Like any business, even low-cost ETFs need to generate revenue to cover their costs.
Plenty of ETFs fail to garner the assets necessary to cover these costs and, consequently, ETF closures happen regularly. In fact, a significant percentage of ETFs are currently at risk of closure.
There’s no need to panic though: Broadly speaking, ETF investors don’t lose their investment when an ETF closes. A closure can, however, be inconvenient and costly.
The good news is that for each high-closure-risk ETF out there, there is almost always a larger, more viable product available to suit your investment needs. This article covers what happens when an ETF closes, why you’d want to avoid that and the factors that increase the likelihood of ETF closure.
What Happens When An ETF Closes?
Once the decision to delist or liquidate an ETF has been made, a prospectus supplement will state the ETF’s last trading date and its liquidation date (if it has one).
At this point, or soon after, “business as usual” ceases, and the fund halts creations as it prepares to convert to cash. This causes ETF performance to diverge from the performance of its underlying index.
During this period, the ETF issuer will continue to publish indicative net asset value (iNAV) throughout the day, and should still be referenced when buying or, more likely, selling, the ETF. It’s generally advisable to sell any remaining shares you may be holding before the last day of trading.
Delisting Vs. Liquidation
When an ETF liquidates, investors generally receive cash distributions equal to NAV, so even if you fall asleep at the wheel, you will receive the fair value of your shares—most of the time. It’s worth noting, however, that there have been instances where the process wasn’t smooth.
For example, years ago, SPA ETF liquidated six U.K.-based ETFs and stuck investors with the liquidation bill—ultimately costing 10 percent of NAV. Exceptions aside, liquidation is likely to be a less costly and cumbersome affair than if the issuer decides to simply delist the ETF.
When an ETF delists without liquidating its portfolio, investors who fail to sell their shares before the last trading date will be forced to trade over the counter—a significantly less liquid, more cumbersome and generally more expensive process than trading on an exchange.
The Downside Of Closures
Even if the delisting and closure goes smoothly, it can still be hugely inconvenient, for a few reasons.
From the perspective of advisors, avoiding funds at high risk of closure can help avoid egg-on-your-face phone calls to clients after recommending a fund that’s now closing: “Remember that great ETF I told you about?

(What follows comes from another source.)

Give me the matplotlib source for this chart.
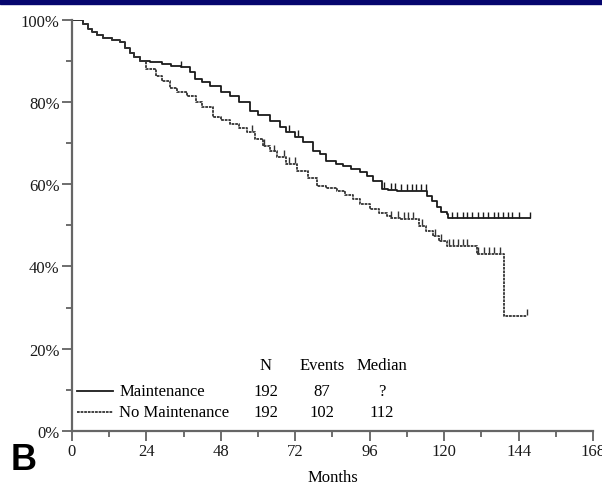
#Kaplan-Meier style survival curves, maintenance vs no maintenance

import numpy as np
import matplotlib
matplotlib.use('Agg')
import matplotlib.pyplot as plt
from matplotlib.patches import Rectangle

plt.rcParams['font.family'] = ['Liberation Serif', 'DejaVu Serif']

# step curves (months, % surviving)
maint_t = [0, 3.5, 5, 6.5, 8, 10, 13, 15.5, 17, 18.7, 20, 22, 25, 29, 32, 35, 38, 39.7,
           42, 44.5, 48, 51, 54, 57.4, 60, 64, 67, 69, 72, 74.5, 77.7, 80, 82, 85, 87.4,
           90, 93, 95, 97, 100, 102, 104.7, 114.4, 116, 117.6, 119, 120.8, 121.4, 147.7]
maint_s = [100, 99, 97.7, 97, 96.4, 95.5, 95, 94.5, 93, 91.8, 91, 90, 89.6, 89.2, 88.8,
           88.4, 87.2, 85.6, 84.8, 84, 82.5, 81.5, 80, 77.9, 76.8, 75.4, 74, 72.7, 71.5,
           70.3, 68.1, 67.3, 65.7, 65, 64.5, 63.8, 63, 62, 60.9, 58.8, 58.6, 58.4, 57.2,
           56, 54.5, 53.3, 52.8, 51.7, 51.7]

nomaint_t = [0, 3.5, 5, 6.5, 8, 10, 13, 15.5, 17, 18.7, 20, 22, 24, 27, 29, 31.6, 34, 37,
             40, 42, 45.5, 48, 51, 54, 56.4, 59, 61.6, 64, 66, 69, 72.5, 76, 79, 82, 85.4,
             88, 90.6, 93, 96, 99, 101.5, 103, 105.8, 110, 112, 114, 116.5, 118.5, 120.8,
             128.3, 130.5, 138.6, 139.3, 146.6]
nomaint_s = [100, 99, 97.7, 97, 96.4, 95.5, 95, 94.5, 93, 91.8, 91, 90, 88, 86.4, 85,
             83.5, 82.5, 81.5, 80, 78.8, 76.3, 75.5, 74.6, 73.6, 72.7, 71, 69.4, 68, 66.6,
             65, 63.3, 61.5, 59.6, 59, 58.4, 57.5, 56.4, 55.3, 54, 53, 52.3, 51.8, 51.5,
             51.5, 49.9, 48.7, 47.5, 46.3, 45, 45, 43, 43, 28, 28]

# censoring marks
maint_cens = [35, 70, 73, 100.5, 103, 104, 106, 108, 109.5, 111, 112.5, 114, 122.5, 124,
              126, 127.5, 129, 131, 132.5, 134, 136, 137.5, 139, 140.5, 142, 144, 147.7]
nomaint_cens = [58, 62, 65, 68.5, 70, 72, 103, 105, 107, 108.5, 110, 113, 117, 119, 121.5,
                123, 124.5, 126, 127.5, 131, 133, 134.5, 136, 138, 146.6]

groups = ['Maintenance', 'No Maintenance']
n_pat = ['192', '192']
events = ['87', '102']
medians = ['?', '112']

x_ticks = [0, 24, 48, 72, 96, 120, 144, 168]
y_ticks = [0, 20, 40, 60, 80, 100]


def step_value(t, s, c):
    i = np.searchsorted(t, c, side='right') - 1
    return np.array(s)[i]


fig = plt.figure(figsize=(6.02, 4.89), dpi=100)
fig.add_artist(Rectangle((0, 1 - 5 / 489), 1, 5 / 489, transform=fig.transFigure,
                         color='#06066e', zorder=5))

ax = fig.add_axes([72 / 602, 57 / 489, 521 / 602, 411.3 / 489])

styles = [dict(color='#1a1a1a', lw=1.3, ls='-'),
          dict(color='#333333', lw=1.3, ls=(0, (1.5, 0.5)))]

ax.step(maint_t, maint_s, where='post', **styles[0])
ax.step(nomaint_t, nomaint_s, where='post', **styles[1])
ax.plot(maint_cens, step_value(maint_t, maint_s, maint_cens) + 0.9, ls='none',
        marker='|', ms=5, mew=1.0, color='#1a1a1a')
ax.plot(nomaint_cens, step_value(nomaint_t, nomaint_s, nomaint_cens) + 0.9, ls='none',
        marker='|', ms=5, mew=1.0, color='#333333')

ax.set_xlim(0, 168)
ax.set_ylim(0, 100)
ax.set_xticks(x_ticks)
ax.set_xticks(np.arange(12, 168, 24), minor=True)
ax.set_yticks(y_ticks)
ax.set_yticklabels([f'{v}%' for v in y_ticks])
ax.set_yticks(np.arange(10, 100, 20), minor=True)
ax.tick_params(axis='both', which='major', labelsize=12, length=7, width=1.2,
               color='#555555', labelcolor='#1a1a1a', pad=2)
ax.tick_params(axis='both', which='minor', length=4, width=1.2, color='#555555')

for side in ['top', 'right']:
    ax.spines[side].set_visible(False)
for side in ['left', 'bottom']:
    ax.spines[side].set_color('#666666')
    ax.spines[side].set_linewidth(1.6)

# legend table
cols = [62.5, 80.6, 100]
ax.text(cols[0], 16.0, 'N', ha='center', va='center', fontsize=12)
ax.text(cols[1], 16.0, 'Events', ha='center', va='center', fontsize=12)
ax.text(cols[2], 16.0, 'Median', ha='center', va='center', fontsize=12)
rows = [9.7, 4.6]
for k in range(2):
    ax.plot([1.6, 13.2], [rows[k], rows[k]], **styles[k])
    ax.text(15.2, rows[k], groups[k], ha='left', va='center', fontsize=12)
    ax.text(cols[0], rows[k], n_pat[k], ha='center', va='center', fontsize=12)
    ax.text(cols[1], rows[k], events[k], ha='center', va='center', fontsize=12)
    ax.text(cols[2], rows[k], medians[k], ha='center', va='center', fontsize=12)

fig.text(333 / 602, 1 - 478 / 489, 'Months', ha='center', va='center', fontsize=12)
fig.text(23.5 / 602, 1 - 461 / 489, 'B', ha='center', va='center', fontsize=26,
         fontweight='bold', family=['Liberation Sans', 'DejaVu Sans'])

fig.savefig('out.png', dpi=100)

About that … ”
When an ETF delists or liquidates, it creates reinvestment risk for its investors—not to mention the extra and unnecessary burden associated with reinvesting. Once you receive your cash-equivalent NAV, you’ve got to find somewhere else to put it, which could mean repeating the entire process that landed you in the ETF to begin with.
Since investors must either sell their shares or receive cash equivalents of NAV, they are forced to realize any capital gains. Realizing capital gains earlier than planned can create a tax burden that investors (and clients) might not have anticipated.
Closure Risk Factors
It’s relatively easy to predict likely candidates for closing, and a little homework can be good insurance.
Low Assets Under Management
Low AUM is one of the best indicators of closure risk. After all, funds with hundreds of millions of dollars in assets under management are too profitable to close.
The only problem with using AUM as an indicator of fund-closure risk is that you’re ruling out far too many ETFs. There are hundreds of ETFs with low AUM that do not close each year—and some of them are great products.
Still, as a general rule of thumb, once a fund surpasses the $50 million mark in AUM, it’s far less likely to close.
Surprisingly, even more important than AUM in predicting fund closure is the strength of its issuer. After all, when the issuing company is unprofitable, all of its businesses are at risk. Indeed, most ETF closures historically are the result of entire companies getting out of the ETF business, not big issuers simply closing ETFs that are slow out of the gate.
Consequently, when evaluating whether a low-AUM fund is at risk of closure, consider the strength of its issuer as well as the issuer’s history and general culture surrounding closures.
Fund Rank In Segment
If a particular ETF is the least popular (by AUM) among 10 ETFs that offer similar exposure, it’s more likely to close than a similarly unpopular ETF that is the only ETF offering exposure to a particular sector/country/strategy. Essentially, unpopular funds in oversaturated markets are at greater closure risk than unpopular funds offering unique exposure.
Ultimately, don’t let media headlines about ETF closures invoke fear, because first and foremost, ETF investors usually don’t stand to lose when an ETF closes. Secondly, funds at risk of closure are largely easy to identify, which is to say that it should be easy for you to avoid the high-risk funds—after all, there’s almost always a larger and more viable ETF offering similar exposure.